■ DATA SEGMENT ■
# # # # #

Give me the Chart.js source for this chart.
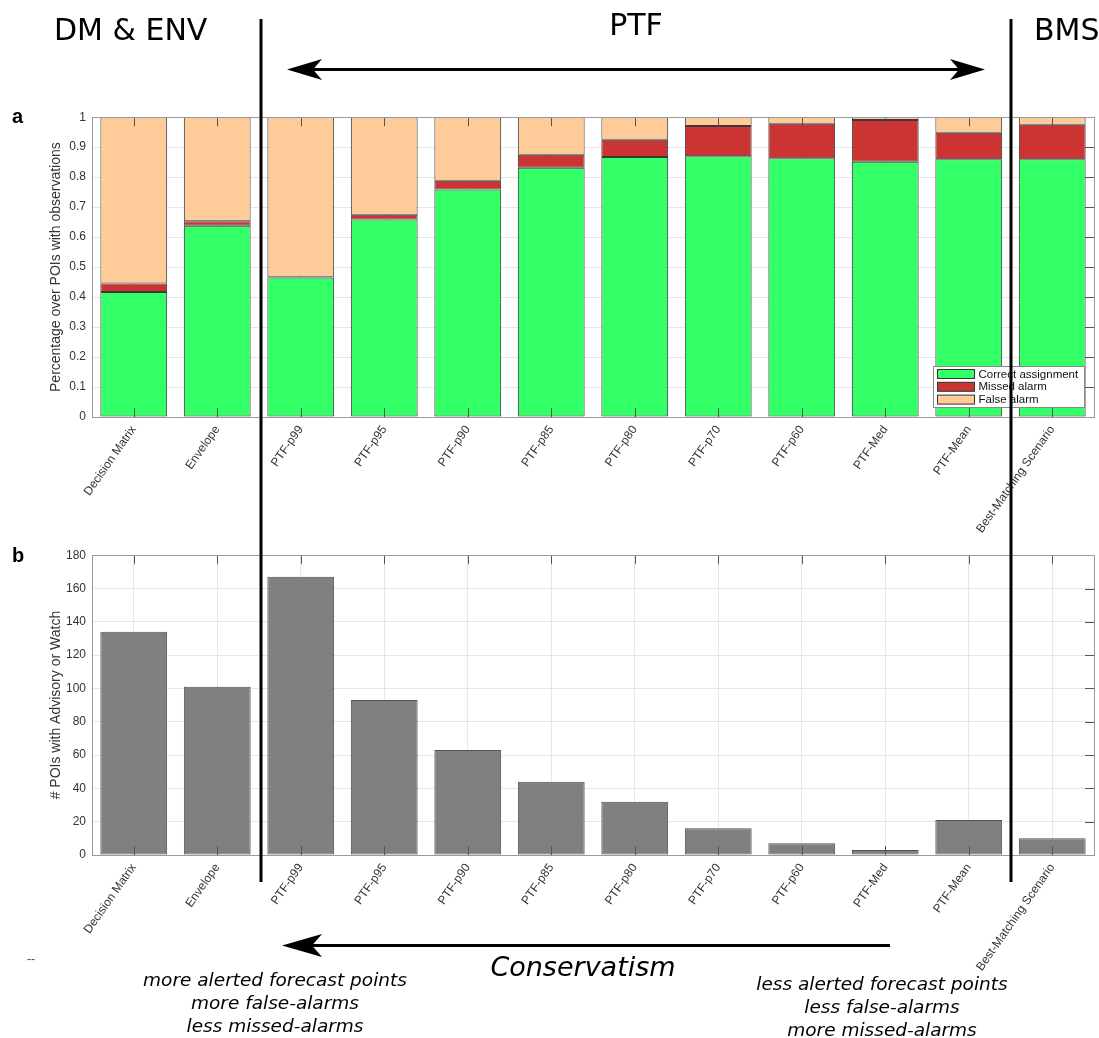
<!DOCTYPE html>
<html>
<head>
<meta charset="utf-8">
<script src="https://cdn.jsdelivr.net/npm/chart.js@4/dist/chart.umd.min.js"></script>
<style>
  html, body { margin:0; padding:0; background:#fff; }
  body { width:1099px; height:1038px; position:relative; overflow:hidden; }
  .cw { position:absolute; left:0; width:1099px; height:443px; }
  #topWrap { top:104px; }
  #botWrap { top:542px; }
  svg#ov { position:absolute; left:0; top:0; width:1099px; height:1038px; pointer-events:none; }
</style>
</head>
<body>
<div id="topWrap" class="cw"><canvas id="top"></canvas></div>
<div id="botWrap" class="cw"><canvas id="bot"></canvas></div>
<svg id="ov" viewBox="0 0 1099 1038" xmlns="http://www.w3.org/2000/svg">
  <g font-family="DejaVu Sans, sans-serif" fill="#000">
    <text x="54" y="40" font-size="30">DM &amp; ENV</text>
    <text x="636" y="35" font-size="30" text-anchor="middle">PTF</text>
    <text x="1034" y="40" font-size="30">BMS</text>
    <text x="583" y="976" font-size="27" font-style="italic" text-anchor="middle">Conservatism</text>
    <g font-size="18.5" font-style="italic" text-anchor="middle">
      <text x="275" y="986">more alerted forecast points</text>
      <text x="275" y="1009">more false-alarms</text>
      <text x="275" y="1032">less missed-alarms</text>
      <text x="882" y="990">less alerted forecast points</text>
      <text x="882" y="1013">less false-alarms</text>
      <text x="882" y="1036">more missed-alarms</text>
    </g>
  </g>
  <g font-family="Liberation Sans, Arial, sans-serif" font-weight="bold" fill="#000" font-size="20">
    <text x="12" y="123">a</text>
    <text x="12" y="562">b</text>
  </g>
  <text x="27" y="963" font-family="Liberation Sans, Arial, sans-serif" font-size="12" fill="#444">--</text>
  <line x1="261" y1="19" x2="261" y2="882" stroke="#000" stroke-width="3"/>
  <line x1="1011" y1="19" x2="1011" y2="882" stroke="#000" stroke-width="3"/>
  <line x1="305" y1="69.5" x2="967" y2="69.5" stroke="#000" stroke-width="3"/>
  <polygon points="287,69.5 322,59 313,69.5 322,80" fill="#000"/>
  <polygon points="985,69.5 950,59 959,69.5 950,80" fill="#000"/>
  <line x1="305" y1="945.5" x2="890" y2="945.5" stroke="#000" stroke-width="3"/>
  <polygon points="282,945.5 322,934 312,945.5 322,957" fill="#000"/>
</svg>
<script>
// ---------- data ----------
const categories = ["Decision Matrix","Envelope","PTF-p99","PTF-p95","PTF-p90","PTF-p85","PTF-p80","PTF-p70","PTF-p60","PTF-Med","PTF-Mean","Best-Matching Scenario"];
const correctAssignment = [0.417,0.638,0.465,0.659,0.759,0.831,0.867,0.870,0.863,0.851,0.860,0.860];
const missedAlarm      = [0.028,0.015,0.003,0.016,0.029,0.044,0.058,0.101,0.115,0.140,0.088,0.115];
const falseAlarm       = [0.555,0.347,0.532,0.325,0.212,0.125,0.075,0.029,0.022,0.009,0.052,0.025];
const poisAlerted      = [134,101,167,93,63,44,32,16,7,3,21,10];
const topTicks = {min:0, max:1, step:0.1};
const botTicks = {min:0, max:180, step:20};
const seriesNames = ["Correct assignment","Missed alarm","False alarm"];
const seriesColors = ["#33ff66","#cc3333","#ffcc99"];

const FONT = "'Liberation Sans', Arial, Helvetica, sans-serif";
Chart.defaults.font.family = FONT;
Chart.defaults.color = "#333";
Chart.defaults.animation = false;

// frame + inner ticks (MATLAB-like box) + inset legend
const framePlugin = {
  id: 'frame',
  afterDatasetsDraw(chart, args, opts) {
    const {ctx, chartArea:a, scales} = chart;
    ctx.save();
    ctx.strokeStyle = '#555';
    ctx.lineWidth = 1;
    const xs = scales.x, ys = scales.y;
    ctx.beginPath();
    xs.ticks.forEach((t,i)=>{
      const px = Math.round(xs.getPixelForTick(i)) + 0.5;
      ctx.moveTo(px, a.bottom); ctx.lineTo(px, a.bottom - 9);
      ctx.moveTo(px, a.top); ctx.lineTo(px, a.top + 9);
    });
    ys.ticks.forEach((t,i)=>{
      const py = Math.round(ys.getPixelForTick(i)) + 0.5;
      ctx.moveTo(a.right, py); ctx.lineTo(a.right - 9, py);
    });
    ctx.stroke();
    ctx.strokeStyle = '#9a9a9a';
    ctx.strokeRect(Math.round(a.left)+0.5, Math.round(a.top)+0.5, Math.round(a.right-a.left), Math.round(a.bottom-a.top));
    if (opts && opts.legend) {
      const bw = 151, bh = 41;
      const bx = Math.round(a.right) - 10 - bw + 0.5, by = Math.round(a.bottom) - 10 - bh + 0.5;
      ctx.fillStyle = '#fff';
      ctx.fillRect(bx, by, bw, bh);
      ctx.strokeStyle = '#888';
      ctx.strokeRect(bx, by, bw, bh);
      ctx.font = "11.5px " + FONT;
      ctx.textBaseline = 'middle';
      chart.data.datasets.forEach((ds,i)=>{
        const cy = by + 7.5 + i*12.8;
        ctx.fillStyle = ds.backgroundColor;
        ctx.fillRect(bx+4, cy-4.5, 37, 9);
        ctx.strokeStyle = '#333';
        ctx.strokeRect(bx+4, cy-4.5, 37, 9);
        ctx.fillStyle = '#111';
        ctx.fillText(ds.label, bx+45, cy+0.5);
      });
    }
    ctx.restore();
  }
};

function makeScales(tk, title) {
  return {
    x: {
      stacked: true,
      grid: { color:'#e6e6e6', offset:false, drawTicks:false },
      border: { display:false },
      ticks: { autoSkip:false, minRotation:55, maxRotation:55, padding:6, font:{size:12}, color:'#333' },
      afterFit(s){ s.height = 130; }
    },
    y: {
      stacked: true,
      min: tk.min, max: tk.max,
      grid: { color:'#e6e6e6', drawTicks:false },
      border: { display:false },
      ticks: { stepSize: tk.step, padding:6, font:{size:12}, color:'#333',
               callback: v => String(+(+v).toFixed(2)) },
      title: { display:true, text:title, font:{size:14}, color:'#333', padding:{top:48, bottom:0} },
      afterFit(s){ s.width = 92; }
    }
  };
}

new Chart(document.getElementById('top'), {
  type:'bar',
  data:{
    labels: categories,
    datasets:[
      {label:seriesNames[0], data:correctAssignment, backgroundColor:seriesColors[0]},
      {label:seriesNames[1], data:missedAlarm, backgroundColor:seriesColors[1]},
      {label:seriesNames[2], data:falseAlarm, backgroundColor:seriesColors[2]}
    ].map(d=>Object.assign(d,{borderColor:'#3a3a3a', borderWidth:1, borderSkipped:false, barPercentage:0.8, categoryPercentage:1}))
  },
  options:{
    responsive:true, maintainAspectRatio:false,
    layout:{ padding:{top:7, right:5, left:0, bottom:0} },
    plugins:{ legend:{display:false}, tooltip:{enabled:false}, frame:{legend:true} },
    scales: makeScales(topTicks, 'Percentage over POIs with observations')
  },
  plugins:[framePlugin]
});

new Chart(document.getElementById('bot'), {
  type:'bar',
  data:{
    labels: categories,
    datasets:[{label:'# POIs with Advisory or Watch', data:poisAlerted, backgroundColor:'#808080', borderColor:'#505050', borderWidth:1, borderSkipped:false, barPercentage:0.8, categoryPercentage:1}]
  },
  options:{
    responsive:true, maintainAspectRatio:false,
    layout:{ padding:{top:7, right:5, left:0, bottom:0} },
    plugins:{ legend:{display:false}, tooltip:{enabled:false}, frame:{legend:false} },
    scales: makeScales(botTicks, '# POIs with Advisory or Watch')
  },
  plugins:[framePlugin]
});
</script>
</body>
</html>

# # # # #

■ REQUEST ■
Every line is to be duplicated exactly, though pictures stay out.

■ RESPONSE ■
Give me the Chart.js source for this chart.
<!DOCTYPE html>
<html>
<head>
<meta charset="utf-8">
<script src="https://cdn.jsdelivr.net/npm/chart.js@4/dist/chart.umd.min.js"></script>
<style>
  html, body { margin:0; padding:0; background:#fff; }
  body { width:1099px; height:1038px; position:relative; overflow:hidden; }
  .cw { position:absolute; left:0; width:1099px; height:443px; }
  #topWrap { top:104px; }
  #botWrap { top:542px; }
  svg#ov { position:absolute; left:0; top:0; width:1099px; height:1038px; pointer-events:none; }
</style>
</head>
<body>
<div id="topWrap" class="cw"><canvas id="top"></canvas></div>
<div id="botWrap" class="cw"><canvas id="bot"></canvas></div>
<svg id="ov" viewBox="0 0 1099 1038" xmlns="http://www.w3.org/2000/svg">
  <g font-family="DejaVu Sans, sans-serif" fill="#000">
    <text x="54" y="40" font-size="30">DM &amp; ENV</text>
    <text x="636" y="35" font-size="30" text-anchor="middle">PTF</text>
    <text x="1034" y="40" font-size="30">BMS</text>
    <text x="583" y="976" font-size="27" font-style="italic" text-anchor="middle">Conservatism</text>
    <g font-size="18.5" font-style="italic" text-anchor="middle">
      <text x="275" y="986">more alerted forecast points</text>
      <text x="275" y="1009">more false-alarms</text>
      <text x="275" y="1032">less missed-alarms</text>
      <text x="882" y="990">less alerted forecast points</text>
      <text x="882" y="1013">less false-alarms</text>
      <text x="882" y="1036">more missed-alarms</text>
    </g>
  </g>
  <g font-family="Liberation Sans, Arial, sans-serif" font-weight="bold" fill="#000" font-size="20">
    <text x="12" y="123">a</text>
    <text x="12" y="562">b</text>
  </g>
  <text x="27" y="963" font-family="Liberation Sans, Arial, sans-serif" font-size="12" fill="#444">--</text>
  <line x1="261" y1="19" x2="261" y2="882" stroke="#000" stroke-width="3"/>
  <line x1="1011" y1="19" x2="1011" y2="882" stroke="#000" stroke-width="3"/>
  <line x1="305" y1="69.5" x2="967" y2="69.5" stroke="#000" stroke-width="3"/>
  <polygon points="287,69.5 322,59 313,69.5 322,80" fill="#000"/>
  <polygon points="985,69.5 950,59 959,69.5 950,80" fill="#000"/>
  <line x1="305" y1="945.5" x2="890" y2="945.5" stroke="#000" stroke-width="3"/>
  <polygon points="282,945.5 322,934 312,945.5 322,957" fill="#000"/>
</svg>
<script>
// ---------- data ----------
const categories = ["Decision Matrix","Envelope","PTF-p99","PTF-p95","PTF-p90","PTF-p85","PTF-p80","PTF-p70","PTF-p60","PTF-Med","PTF-Mean","Best-Matching Scenario"];
const correctAssignment = [0.417,0.638,0.465,0.659,0.759,0.831,0.867,0.870,0.863,0.851,0.860,0.860];
const missedAlarm      = [0.028,0.015,0.003,0.016,0.029,0.044,0.058,0.101,0.115,0.140,0.088,0.115];
const falseAlarm       = [0.555,0.347,0.532,0.325,0.212,0.125,0.075,0.029,0.022,0.009,0.052,0.025];
const poisAlerted      = [134,101,167,93,63,44,32,16,7,3,21,10];
const topTicks = {min:0, max:1, step:0.1};
const botTicks = {min:0, max:180, step:20};
const seriesNames = ["Correct assignment","Missed alarm","False alarm"];
const seriesColors = ["#33ff66","#cc3333","#ffcc99"];

const FONT = "'Liberation Sans', Arial, Helvetica, sans-serif";
Chart.defaults.font.family = FONT;
Chart.defaults.color = "#333";
Chart.defaults.animation = false;

// frame + inner ticks (MATLAB-like box) + inset legend
const framePlugin = {
  id: 'frame',
  afterDatasetsDraw(chart, args, opts) {
    const {ctx, chartArea:a, scales} = chart;
    ctx.save();
    ctx.strokeStyle = '#555';
    ctx.lineWidth = 1;
    const xs = scales.x, ys = scales.y;
    ctx.beginPath();
    xs.ticks.forEach((t,i)=>{
      const px = Math.round(xs.getPixelForTick(i)) + 0.5;
      ctx.moveTo(px, a.bottom); ctx.lineTo(px, a.bottom - 9);
      ctx.moveTo(px, a.top); ctx.lineTo(px, a.top + 9);
    });
    ys.ticks.forEach((t,i)=>{
      const py = Math.round(ys.getPixelForTick(i)) + 0.5;
      ctx.moveTo(a.right, py); ctx.lineTo(a.right - 9, py);
    });
    ctx.stroke();
    ctx.strokeStyle = '#9a9a9a';
    ctx.strokeRect(Math.round(a.left)+0.5, Math.round(a.top)+0.5, Math.round(a.right-a.left), Math.round(a.bottom-a.top));
    if (opts && opts.legend) {
      const bw = 151, bh = 41;
      const bx = Math.round(a.right) - 10 - bw + 0.5, by = Math.round(a.bottom) - 10 - bh + 0.5;
      ctx.fillStyle = '#fff';
      ctx.fillRect(bx, by, bw, bh);
      ctx.strokeStyle = '#888';
      ctx.strokeRect(bx, by, bw, bh);
      ctx.font = "11.5px " + FONT;
      ctx.textBaseline = 'middle';
      chart.data.datasets.forEach((ds,i)=>{
        const cy = by + 7.5 + i*12.8;
        ctx.fillStyle = ds.backgroundColor;
        ctx.fillRect(bx+4, cy-4.5, 37, 9);
        ctx.strokeStyle = '#333';
        ctx.strokeRect(bx+4, cy-4.5, 37, 9);
        ctx.fillStyle = '#111';
        ctx.fillText(ds.label, bx+45, cy+0.5);
      });
    }
    ctx.restore();
  }
};

function makeScales(tk, title) {
  return {
    x: {
      stacked: true,
      grid: { color:'#e6e6e6', offset:false, drawTicks:false },
      border: { display:false },
      ticks: { autoSkip:false, minRotation:55, maxRotation:55, padding:6, font:{size:12}, color:'#333' },
      afterFit(s){ s.height = 130; }
    },
    y: {
      stacked: true,
      min: tk.min, max: tk.max,
      grid: { color:'#e6e6e6', drawTicks:false },
      border: { display:false },
      ticks: { stepSize: tk.step, padding:6, font:{size:12}, color:'#333',
               callback: v => String(+(+v).toFixed(2)) },
      title: { display:true, text:title, font:{size:14}, color:'#333', padding:{top:48, bottom:0} },
      afterFit(s){ s.width = 92; }
    }
  };
}

new Chart(document.getElementById('top'), {
  type:'bar',
  data:{
    labels: categories,
    datasets:[
      {label:seriesNames[0], data:correctAssignment, backgroundColor:seriesColors[0]},
      {label:seriesNames[1], data:missedAlarm, backgroundColor:seriesColors[1]},
      {label:seriesNames[2], data:falseAlarm, backgroundColor:seriesColors[2]}
    ].map(d=>Object.assign(d,{borderColor:'#3a3a3a', borderWidth:1, borderSkipped:false, barPercentage:0.8, categoryPercentage:1}))
  },
  options:{
    responsive:true, maintainAspectRatio:false,
    layout:{ padding:{top:7, right:5, left:0, bottom:0} },
    plugins:{ legend:{display:false}, tooltip:{enabled:false}, frame:{legend:true} },
    scales: makeScales(topTicks, 'Percentage over POIs with observations')
  },
  plugins:[framePlugin]
});

new Chart(document.getElementById('bot'), {
  type:'bar',
  data:{
    labels: categories,
    datasets:[{label:'# POIs with Advisory or Watch', data:poisAlerted, backgroundColor:'#808080', borderColor:'#505050', borderWidth:1, borderSkipped:false, barPercentage:0.8, categoryPercentage:1}]
  },
  options:{
    responsive:true, maintainAspectRatio:false,
    layout:{ padding:{top:7, right:5, left:0, bottom:0} },
    plugins:{ legend:{display:false}, tooltip:{enabled:false}, frame:{legend:false} },
    scales: makeScales(botTicks, '# POIs with Advisory or Watch')
  },
  plugins:[framePlugin]
});
</script>
</body>
</html>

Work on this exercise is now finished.